Reluctant to criticize his industry, Gary Sinise says whenever you make a movie, you're always playing with the facts.
"Some of the movies that have come out have taken stories that have actually happened and who knows if they were accurate or not," Sinise says. "I don't know. I haven't seen a lot of those movies. What the GI Film Festival is trying to do is celebrate the heroism, bravery, and courage of the American spirit and the American soldier and that's a very positive thing."
"I've been around enough to know it's very difficult to say what the audiences want," Sinise says. "The movies that tend to get made are the ones people respond. Nobody wants to be in the business to make a bunch of movies that aren't going to be seen by anyone. There have been some movies on the military that haven't done well. If they had done well, then they'd probably make more because it means the audience is hungry for that kind of thing."

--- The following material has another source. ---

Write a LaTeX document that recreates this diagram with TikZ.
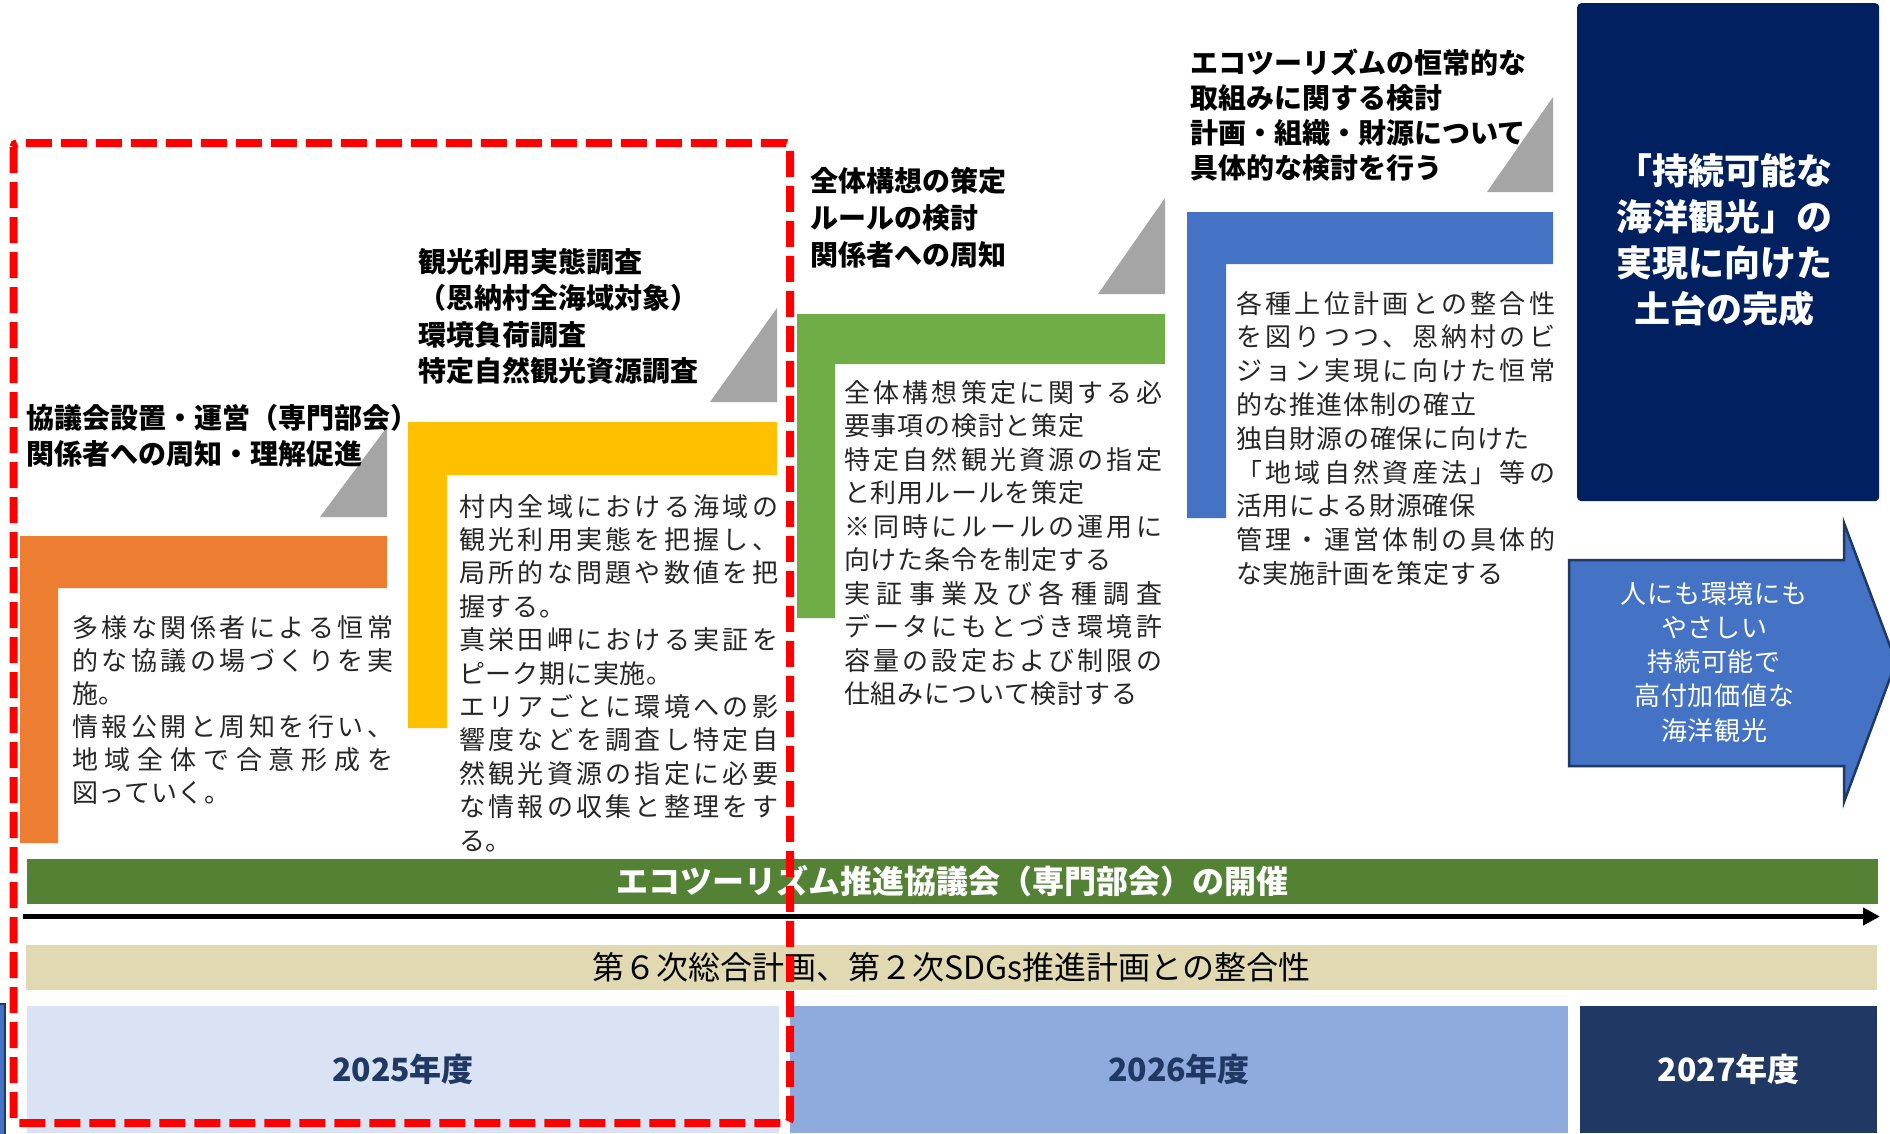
\documentclass[tikz,border=0pt]{standalone}
\usepackage{fontspec}
\newfontfamily\jp{Noto Sans CJK JP}
\newfontfamily\jpb[LetterSpace=3]{Noto Sans CJK JP}
\usetikzlibrary{arrows.meta}
\definecolor{cOrange}{HTML}{ED7D31}
\definecolor{cYellow}{HTML}{FFC000}
\definecolor{cGreenL}{HTML}{70AD47}
\definecolor{cBlueL}{HTML}{4472C4}
\definecolor{cTri}{HTML}{A5A5A5}
\definecolor{cNavy}{HTML}{002060}
\definecolor{cNavyLine}{HTML}{1F3864}
\definecolor{cBar}{HTML}{548235}
\definecolor{cBeige}{HTML}{E0D9B1}
\definecolor{cY25}{HTML}{DAE3F3}
\definecolor{cY26}{HTML}{8FAADC}
\definecolor{cY27}{HTML}{203864}
\definecolor{cBody}{HTML}{262626}
\definecolor{cRed}{HTML}{FF0000}
% justified line helpers
\let\JSend\relax
\def\JSp#1{\ifx\JSend#1\else\hskip 0pt plus 1fil\relax#1\expandafter\JSp\fi}
\def\JSfirst#1{#1\JSp}
\newdimen\jw
\newcommand\J[1]{\hbox to \jw{\JSfirst#1\JSend}}
\newcommand\N[1]{\hbox{#1}}
\newcommand\C[1]{\hbox to \jw{\hss#1\hss}}
\newcommand\blk[2]{\vtop{\baselineskip=#1\lineskiplimit=-1000pt\lineskip=0pt\relax#2}}
\begin{document}
\begin{tikzpicture}[x=1pt,y=-1pt,
  tri/.style={fill=cTri},
  titletext/.style={anchor=base west, inner sep=0pt, text=black, font=\jp\bfseries\fontsize{28pt}{36pt}\selectfont},
  bodytext/.style={anchor=base west, inner sep=0pt, text=cBody, font=\jpb\fontsize{26pt}{33.5pt}\selectfont},
  bar/.style={inner sep=0pt, minimum width=1851pt, minimum height=45pt},
  yearbox/.style={inner sep=0pt, minimum height=127pt, font=\jp\bfseries\fontsize{32pt}{36pt}\selectfont},
  reddash/.style={draw=cRed, line width=8pt, dash pattern=on 26pt off 9pt, rounded corners=4pt}
]
\clip (0,0) rectangle (1890,1133);
\fill[white] (0,0) rectangle (1890,1133);

% ---- L shapes ----
\fill[cOrange] (20,536) -- (387,536) -- (387,588) -- (58,588) -- (58,843) -- (20,843) -- cycle;
\fill[cYellow] (408,422) -- (777,422) -- (777,475) -- (447,475) -- (447,728) -- (408,728) -- cycle;
\fill[cGreenL] (797,314) -- (1165,314) -- (1165,364) -- (835,364) -- (835,618) -- (797,618) -- cycle;
\fill[cBlueL] (1187,212) -- (1553,212) -- (1553,264) -- (1226,264) -- (1226,518) -- (1187,518) -- cycle;

% ---- gray triangles ----
\fill[tri] (387,427) -- (387,517) -- (320,517) -- cycle;
\fill[tri] (777,308) -- (777,402) -- (710,402) -- cycle;
\fill[tri] (1165,198) -- (1165,294) -- (1098,294) -- cycle;
\fill[tri] (1553,97) -- (1553,192) -- (1487,192) -- cycle;

% ---- titles ----
\node[titletext] (t1) at (26,428) {\blk{36pt}{\N{協議会設置・運営（専門部会）}\N{関係者への周知・理解促進}}};
\node[titletext] (t2) at (418,272) {\blk{36.6pt}{\N{観光利用実態調査}\N{（恩納村全海域対象）}\N{環境負荷調査}\N{特定自然観光資源調査}}};
\node[titletext] (t3) at (810,191) {\blk{37pt}{\N{全体構想の策定}\N{ルールの検討}\N{関係者への周知}}};
\node[titletext] (t4) at (1190,73) {\blk{35pt}{\N{エコツーリズムの恒常的な}\N{取組みに関する検討}\N{計画・組織・財源について}\N{具体的な検討を行う}}};

% ---- body texts ----
\node[bodytext] (b1) at (72,637) {\jw=321pt\blk{33pt}{%
\J{多様な関係者による恒常}\J{的な協議の場づくりを実}\N{施。}%
\J{情報公開と周知を行い、}\J{地域全体で合意形成を}\N{図っていく。}}};
\node[bodytext] (b2) at (459,516) {\jw=319pt\blk{33.4pt}{%
\J{村内全域における海域の}\J{観光利用実態を把握し、}\J{局所的な問題や数値を把}\N{握する。}%
\J{真栄田岬における実証を}\N{ピーク期に実施。}%
\J{エリアごとに環境への影}\J{響度などを調査し特定自}\J{然観光資源の指定に必要}\J{な情報の収集と整理をす}\N{る。}}};
\node[bodytext] (b3) at (844,402) {\jw=318pt\blk{33.5pt}{%
\J{全体構想策定に関する必}\N{要事項の検討と策定}%
\J{特定自然観光資源の指定}\N{と利用ルールを策定}%
\J{※同時にルールの運用に}\N{向けた条令を制定する}%
\J{実証事業及び各種調査}\J{データにもとづき環境許}\J{容量の設定および制限の}\N{仕組みについて検討する}}};
\node[bodytext] (b4) at (1236,313) {\jw=319pt\blk{33.8pt}{%
\J{各種上位計画との整合性}\J{を図りつつ、恩納村のビ}\J{ジョン実現に向けた恒常}\N{的な推進体制の確立}%
\N{独自財源の確保に向けた}\J{「地域自然資産法」等の}\N{活用による財源確保}%
\J{管理・運営体制の具体的}\N{な実施計画を策定する}}};

% ---- goal box ----
\node[fill=cNavy, rounded corners=4pt, inner sep=0pt, minimum width=302pt, minimum height=498pt, anchor=north west] (goal) at (1577,3) {};
\node[anchor=base west, inner sep=0pt, text=white, font=\jp\bfseries\fontsize{36pt}{46pt}\selectfont] (goaltext) at (1574,184)
  {\jw=300pt\blk{46pt}{\C{「持続可能な}\C{海洋観光」の}\C{実現に向けた}\C{土台の完成}}};

% ---- outcome arrow ----
\draw[fill=cBlueL, draw=cNavyLine, line width=2.5pt, line join=miter]
  (1569,560) -- (1844,560) -- (1844,523) -- (1896,662) -- (1844,802) -- (1844,766) -- (1569,766) -- cycle;
\node[anchor=base west, inner sep=0pt, text=white, font=\jpb\fontsize{26pt}{34pt}\selectfont] (arrowtext) at (1584,603)
  {\jw=260pt\blk{34.3pt}{\C{人にも環境にも}\C{やさしい}\C{持続可能で}\C{高付加価値な}\C{海洋観光}}};

% ---- bottom bars ----
\node[bar, fill=cBar, text=white, font=\jp\bfseries\fontsize{32pt}{36pt}\selectfont] (council) at (952.5,881.5) {エコツーリズム推進協議会（専門部会）の開催};
\coordinate (tlS) at (23,916.5);
\coordinate (tlE) at (1880,916.5);
\draw[line width=5pt, -{Triangle[length=17pt,width=17pt]}] (tlS) -- (tlE);
\node[bar, fill=cBeige, text=black, font=\jp\fontsize{32pt}{36pt}\selectfont] (plan) at (951.5,967.5) {第６次総合計画、第２次SDGs推進計画との整合性};

% ---- year boxes ----
\fill[cBlueL, draw=cNavyLine, line width=2pt] (-10,1004) rectangle (5,1145);
\node[yearbox, fill=cY25, minimum width=752pt, text=cNavyLine] (y25) at (403,1069.5) {2025年度};
\node[yearbox, fill=cY26, minimum width=778pt, text=cNavyLine] (y26) at (1179,1069.5) {2026年度};
\node[yearbox, fill=cY27, minimum width=297pt, text=white] (y27) at (1728.5,1069.5) {2027年度};

% ---- red dashed frame ----
\draw[reddash] (13.5,143) rectangle (790,1123);
\end{tikzpicture}
\end{document}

"With regards to these movies that maybe haven't worked, it's a painful time in our nation," he says. "Our nation is at war. We've lost service members. We've had a lot of wounded come back. We've made mistakes. We continue to deploy our troops. It continues to look like something that's going to last awhile, so it's a painful time. And maybe our nation isn't ready to look at that a lot right now.
"Certainly you know some of the things that have come out, have not been, you know, have not taken off. It's hard for me to guess why they didn't work or whatever, and I'm not going to criticize or comment on something I haven't seen," Sinise says.
"But I do know there's a lot of families that are out there that are hurting, and whatever I can do as an American citizen to go out and support our troops and support their families and try to help them out. And as a person who has benefited by the sacrifices of our service members over the years and the sacrifices of my grandfather and my uncle, and the folks that have fought the Nazi's and have liberated France and Germany, I benefited from that," Sinise says.
"And I feel a responsibility to try and pitch in and try and help these heroes out," he says.